Nvidia Completes $5 Billion Purchase of Intel Shares, Seals Partnership
Nvidia has executed a previously announced securities purchase agreement to buy roughly $5 billion of Intel common stock, a transaction that ties the two chipmakers into a deeper strategic collaboration. The deal strengthens Intel’s balance sheet while giving Nvidia closer integration with custom x86 CPU designs, a development that could reshape AI infrastructure and competition in data center hardware.

Nvidia Corp. completed a privately negotiated purchase of more than 214.7 million shares of Intel Corp. common stock at $23.28 per share, according to Securities and Exchange Commission filings and related company disclosures dated December 29, 2025. The transaction, totaling approximately $5.0 billion in cash proceeds to Intel, follows a Securities Purchase Agreement signed in mid September and announced publicly at that time.
U.S. antitrust authorities cleared the investment prior to closing. The Federal Trade Commission posted a notice of clearance in early December, permitting the sale to proceed without additional remedies. The regulatory sign off removed a key uncertainty that could have delayed integration planning and product collaboration.
The companies framed the investment as part of a broader strategic partnership that will extend across multiple generations of customized data center and personal computing products. Intel will design custom x86 central processing units optimized to work closely with Nvidia graphics processors and AI infrastructure for data centers and PCs. That technical cooperation is aimed at accelerating workloads across hyperscale, enterprise and consumer markets by tighter hardware co design between CPUs and GPUs.
Market reaction was muted. Nvidia shares slipped about 1.3 percent in premarket trading after the closing was disclosed, while Intel’s stock was little changed to slightly higher in early trade, with some reports noting an uptick of roughly 0.5 percent. Year to date performance has diverged sharply between the two firms, with Intel shares up more than 80 percent and Nvidia up about 41 percent through the close prior to the announcement, reflecting different investor expectations about recovery and growth paths.

For Intel, the infusion of roughly $5.0 billion comes after a year of heavy capital spending and high profile operational setbacks. The cash bolsters liquidity and reduces near term financing pressure, giving management more room to fund production expansion and custom CPU development without further diluting shareholders. Observers view the investment as meaningful financial backing from a major industry customer and partner at a time when Intel has been rebuilding competitiveness in chip design and manufacturing.
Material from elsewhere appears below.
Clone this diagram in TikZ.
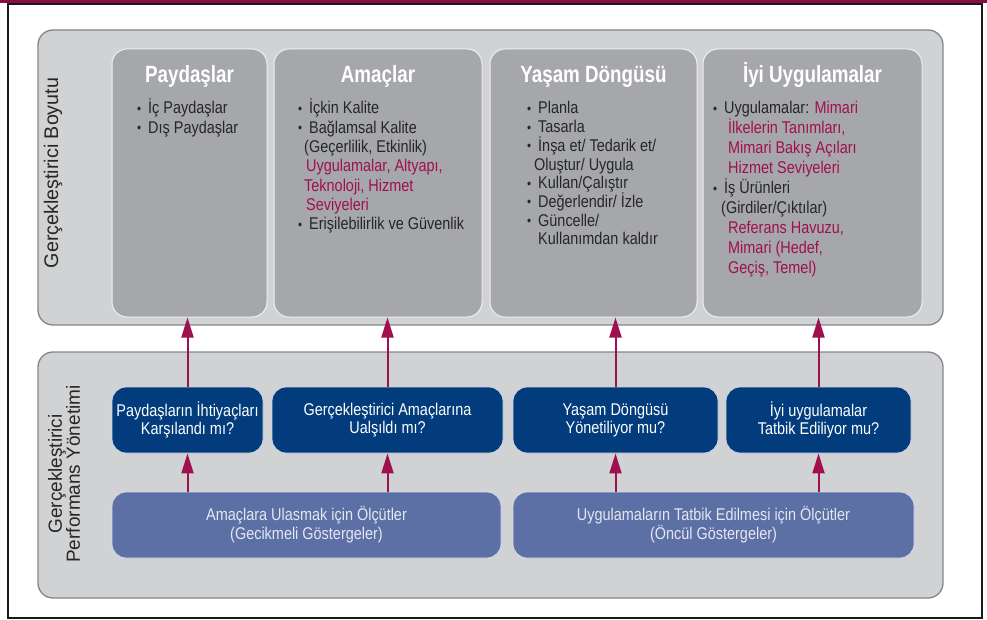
\documentclass[tikz,border=0pt]{standalone}
\usepackage{fontspec}
\setmainfont{Liberation Sans}[FakeStretch=0.85]
\newfontfamily\headfont{Liberation Sans}[FakeStretch=0.8]
\newfontfamily\sidefont{Liberation Sans}
\usetikzlibrary{arrows.meta}

\definecolor{panelgray}{HTML}{D1D2D4}
\definecolor{panelline}{HTML}{85868A}
\definecolor{colgray}{HTML}{A6A7AA}
\definecolor{navy}{HTML}{023C7C}
\definecolor{slate}{HTML}{5D70A6}
\definecolor{crimson}{HTML}{A0104F}
\definecolor{bodytext}{HTML}{262626}
\definecolor{paletext}{HTML}{E4E7F0}

% bullet and highlighted words used in the column lists
\newcommand\bitem{\makebox[11pt][l]{\raisebox{0.5pt}{\scalebox{0.8}{\textbullet}}}}
\newcommand\hl[1]{\textcolor{crimson}{#1}}
\newcommand\collist[2]{\parbox[t]{200pt}{\fontsize{17}{#1}\selectfont\raggedright #2}}

\tikzset{
  panel/.style={draw=panelline, line width=1.3pt, fill=panelgray, rounded corners=15pt, inner sep=0pt},
  column/.style={draw=white!88!gray, line width=1pt, fill=colgray, rounded corners=15pt, inner sep=0pt},
  question/.style={draw=white!80!navy, line width=0.8pt, fill=navy, rounded corners=14pt, inner sep=0pt,
    text=white, align=center, font=\fontsize{17}{18}\selectfont},
  measure/.style={draw=white!75!slate, line width=0.8pt, fill=slate, rounded corners=14pt, inner sep=0pt,
    text=paletext, align=center, font=\fontsize{17}{19}\selectfont},
  title/.style={text=white, inner sep=0pt, anchor=base, font=\headfont\bfseries\fontsize{23.5}{26}\selectfont},
  listtext/.style={text=bodytext, inner sep=0pt, anchor=base west},
  sidelabel/.style={text=bodytext, inner sep=0pt, rotate=90, align=center, font=\sidefont\fontsize{19}{18}\selectfont},
  uparrow/.style={draw=crimson, line width=2pt, -{Triangle[width=12pt,length=20pt]}},
}

\begin{document}
\begin{tikzpicture}[x=1pt, y=-1pt]
\useasboundingbox (0,0) rectangle (987,620);

% outer frame with the coloured top rule
\fill[white] (0,0) rectangle (987,620);
\draw[black!90, line width=2pt] (8,4) rectangle (982,618);
\fill[crimson!85!black] (0,0) rectangle (987,3.5);

% the two grey panels
\node[panel, minimum width=905pt, minimum height=295pt] (upper) at (490.5,177.5) {};
\node[panel, minimum width=905pt, minimum height=246pt] (lower) at (490.5,475) {};

% rotated panel labels
\node[sidelabel, font=\sidefont\fontsize{19.7}{18}\selectfont] (upperlabel) at (53,173) {Gerçekleştirici Boyutu};
\node[sidelabel] (lowerlabel) at (64,474) {Gerçekleştirici\\Performans Yönetimi};

% the four columns of the upper panel
\node[column, minimum width=155pt, minimum height=268pt] (c1) at (189.5,183) {};
\node[column, minimum width=208pt, minimum height=268pt] (c2) at (378,183) {};
\node[column, minimum width=207pt, minimum height=268pt] (c3) at (593.5,183) {};
\node[column, minimum width=219pt, minimum height=268pt] (c4) at (812.5,183) {};

\node[title] (t1) at (189.5,83) {Paydaşlar};
\node[title] (t2) at (378,83) {Amaçlar};
\node[title] (t3) at (593.5,83) {Yaşam Döngüsü};
\node[title] (t4) at (812.5,83) {İyi Uygulamalar};

\node[listtext] (l1) at (137,114) {\collist{19.3pt}{%
  \bitem İç Paydaşlar\\
  \bitem Dış Paydaşlar}};

\node[listtext] (l2) at (298,114) {\collist{19.3pt}{%
  \bitem İçkin Kalite\\
  \bitem Bağlamsal Kalite\\
  \hspace*{6pt}(Geçerlilik, Etkinlik)\\
  \hspace*{8pt}\hl{Uygulamalar, Altyapı,}\\
  \hspace*{6pt}\hl{Teknoloji, Hizmet}\\
  \hspace*{8pt}\hl{Seviyeleri}\\
  \bitem Erişilebilirlik ve Güvenlik}};

\node[listtext] (l3) at (527,114) {\collist{18.7pt}{%
  \bitem Planla\\
  \bitem Tasarla\\
  \bitem İnşa et/ Tedarik et/\\
  \hspace*{7pt}Oluştur/ Uygula\\
  \bitem Kullan/Çalıştır\\
  \bitem Değerlendir/ İzle\\
  \bitem Güncelle/\\
  \hspace*{11pt}Kullanımdan kaldır}};

\node[listtext] (l4) at (713,114) {\collist{20pt}{%
  \bitem Uygulamalar: \hl{Mimari}\\
  \hspace*{15pt}\hl{İlkelerin Tanımları,}\\
  \hspace*{15pt}\hl{Mimari Bakış Açıları}\\
  \hspace*{15pt}\hl{Hizmet Seviyeleri}\\
  \bitem İş Ürünleri\\
  \hspace*{8pt}(Girdiler/Çıktılar)\\
  \hspace*{15pt}\hl{Referans Havuzu,}\\
  \hspace*{15pt}\hl{Mimari (Hedef,}\\
  \hspace*{15pt}\hl{Geçiş, Temel)}}};

% question boxes of the lower panel
\node[question, minimum width=151pt, minimum height=66pt] (q1) at (187.5,420) {Paydaşların İhtiyaçları\\Karşılandı mı?};
\node[question, minimum width=231pt, minimum height=66pt] (q2) at (387.5,420) {Gerçekleştirici Amaçlarına\\Ualşıldı mı?};
\node[question, minimum width=205pt, minimum height=66pt] (q3) at (615.5,420) {Yaşam Döngüsü\\Yönetiliyor mu?};
\node[question, minimum width=185pt, minimum height=66pt] (q4) at (818.5,420) {İyi uygulamalar\\Tatbik Ediliyor mu?};

% measurement boxes
\node[measure, minimum width=389pt, minimum height=66pt] (ma) at (306.5,525) {Amaçlara Ulasmak için Ölçütler\\(Gecikmeli Göstergeler)};
\node[measure, minimum width=401pt, minimum height=66pt] (mb) at (713.5,525) {Uygulamaların Tatbik Edilmesi için Ölçütler\\(Öncül Göstergeler)};

% arrows from questions up to the columns
\draw[uparrow] (q1.north) -- (q1.north |- c1.south);
\draw[uparrow] (q2.north) -- (q2.north |- c2.south);
\draw[uparrow] (q3.north) -- (q3.north |- c3.south);
\draw[uparrow] (q4.north) -- (q4.north |- c4.south);

% arrows from measurements up to the questions
\draw[uparrow] (q1.south |- ma.north) -- (q1.south);
\draw[uparrow] (q2.south |- ma.north) -- (q2.south);
\draw[uparrow] (q3.south |- mb.north) -- (q3.south);
\draw[uparrow] (q4.south |- mb.north) -- (q4.south);
\end{tikzpicture}
\end{document}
For Nvidia, taking an equity stake in Intel provides strategic flexibility and closer access to a leading CPU designer, potentially securing a preferred path for CPU GPU co optimization that could improve performance per watt in AI inference and other workloads. As enterprises increasingly deploy AI at scale, analysts say inference becomes a central operational and cost challenge, making hardware optimization across CPU and GPU layers commercially valuable.
The transaction also complements other major capital moves in Intel this year, including an earlier purchase of about 433.3 million shares by the U.S. government for roughly $8.9 billion at $20.47 per share, which signaled national policy support for domestic semiconductor capacity. Expect follow on announcements detailing product roadmaps, co engineered chips and launch timetables as the two companies move from agreement to execution.